Over the past week, several things caught our eye:
- As the dust settled from what was the most important week of the year, trends have begun to solidify, with US equity a relative winner against both Europe and Asia. Against a backdrop of perceived higher for longer rates, the US Dollar has broken out of a two-year range, while the likelihood of a Fed rate cut in December has dropped to 62%.
- The main data point this week was US CPI, which came largely in line with estimates, amid concerns that there would be an upside surprise. The 28bp month-on-month increase means the year-on-year number ticked up to 2.6% (from 2.4% previously).
Very little news on the micro front although a few headlines from the semiconductor space. Firstly, the US imposed export restrictions on certain TSMC (-7%) chips to China, while ASML (+7%) reaffirmed its bullish outlook through 2030 with chip demand driven by AI.
Asset allocation observation
Services inflation remains elevated
Source: Insight and Bloomberg as at 15 November 2024.
- While the trend in inflation remains lower, this is largely due to a deflationary impluse from goods while less progress has been made on services. Jerome Powell this week pointed to a robust economy as a reason to not descend too quickly, and signs that stickier inflation is persisting should add to that narrative.
Chart of the week
Financials were the top performing US sector after Trump’s Victory
Source: Insight Investment and Bloomberg as at 8 November 2024.
- Financials were the top performing US sector following Donald Trump’s victory in the US election this week. This was mainly driven by the banks (+11.7%) which are expected to benefit from potential deregulation and a stronger growth backdrop. The relative losers were those areas of the markets more sensitive to interest rates, such as utilities and consumer staples, who struggled in the face of a 16 basis point rise in 10-year US Treasury yields.
Significant market moves this week
Source: Bloomberg and Insight as at 8 November 2024. The price movement of each asset is shown next to its name. The data used by the bar chart divides the price movement by the annualised historical volatility of each asset.
Winners & losers: US equities posted strong returns on the week alongside the Nikkei, which gained off the back of a weaker yen. The dollar weakened against cyclical currencies such as the Australian Dollar and South African Rand.
Over the past week, several things caught our eye:
- A busy week was dominated by the US election, in which Donald Trump secured the presidency and the Republican Party looks to have secured control of the House and Senate. Initial market moves were positive for US equities and the US dollar, while Treasury yields jumped higher as Trump’s policy agenda looks to be more inflationary than that of Harris.
- Major central banks continued to cut rates with both the Federal Reserve and Bank of England cutting interest rates by 25bp, as widely expected. Fed Chair Jerome Powell decided to avoid discussing the potential impact of the US election, saying “We don’t know what the timing and substance of any policy changes will be”. It has been reported that Trump will allow Powell to serve out his term as Fed Chair which is due to end in May 2026.
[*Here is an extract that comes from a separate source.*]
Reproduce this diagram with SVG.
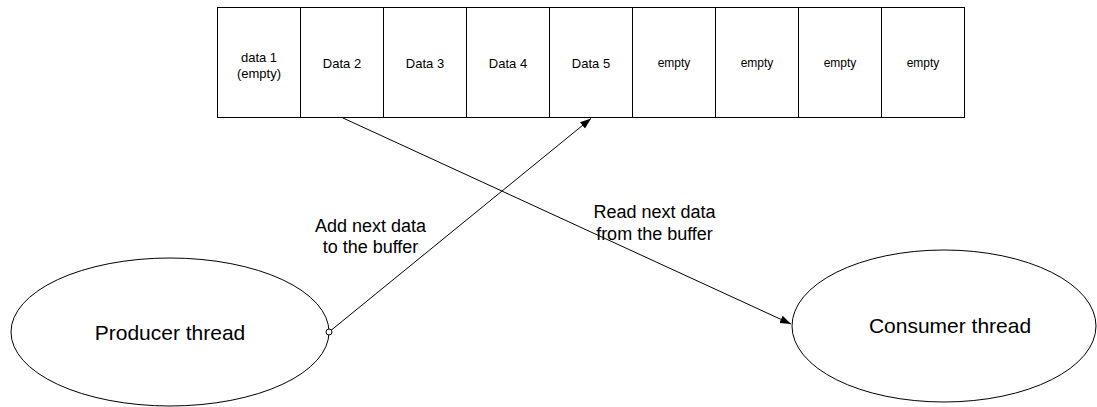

- The main economic data released this week was the US ISM Services Index and it was much stronger than expected. October’s level of 56 comfortably exceeded the consensus of 53.8 and is the strongest number in over 2 years. Manufacturing remains in a slump but improving forward indicators, alongside strong services data, are enough to allay growth concerns.
Asset allocation observation
Central banks are in easing mode (ex Japan)
Source: Insight and Bloomberg as at 8 November 2024.
- The global easing cycle continued this week with the Bank of England and Federal Reserve lowering their rates to 4.75%. While Japan remains a relative outlier, with more hikes expected over the next year, the combination of easing financial conditions and fiscal impulse in the US is constructive for risk assets.
- The portfolios have been adding upside exposure to equities, looking to capitalise from a US led rally into year end.
Chart of the week
Trump media's surge against US equity and EU tariff woes against European equities
Source: Insight Investment, Barclays and Bloomberg as at 1 November 2024.
- As we race towards the US elections, markets are likely to experience increased volatility driven by the expected divergent policies of either a Trump or Harris victory. Whilst it is still a close call over who will win, over recent weeks we have seen a shift in market sentiment, partly reflected in the contrasting performance of assets. For example, Trump Media’s outperformance relative to the broader S&P 500 has seen gains, whereas stocks that could be most negatively impacted by tariffs and any trade war have struggled.
Significant market moves this week
Source: Bloomberg and Insight as at 1 November 2024. The price movement of each asset is shown next to its name. The data used by the bar chart divides the price movement by the annualised historical volatility of each asset.
Winners & losers: The US dollar continued its strong run this week, while UK equity and government bonds have suffered after the Autumn Budget announcement.
Over the past week, several things caught our eye:
- As of today, 73.5% of the S&P 500's market cap has reported, including six of the 'Magnificent 7' companies. For these six companies, price reaction to the results announcements was mixed. Tesla, Alphabet and Amazon saw a positive reaction, while reaction to the results from Microsoft, Apple and Meta was negative.
- On Wednesday, UK’s Labour government announced its Autumn Budget with measures to bridge a £22 billion fiscal gap. It aims to raise approximately £40 billion from tax increases while easing borrowing limits to fund growth-oriented investment. Gilts and the FTSE 100 Index struggled immediately after, although a recovery is partially underway on Friday.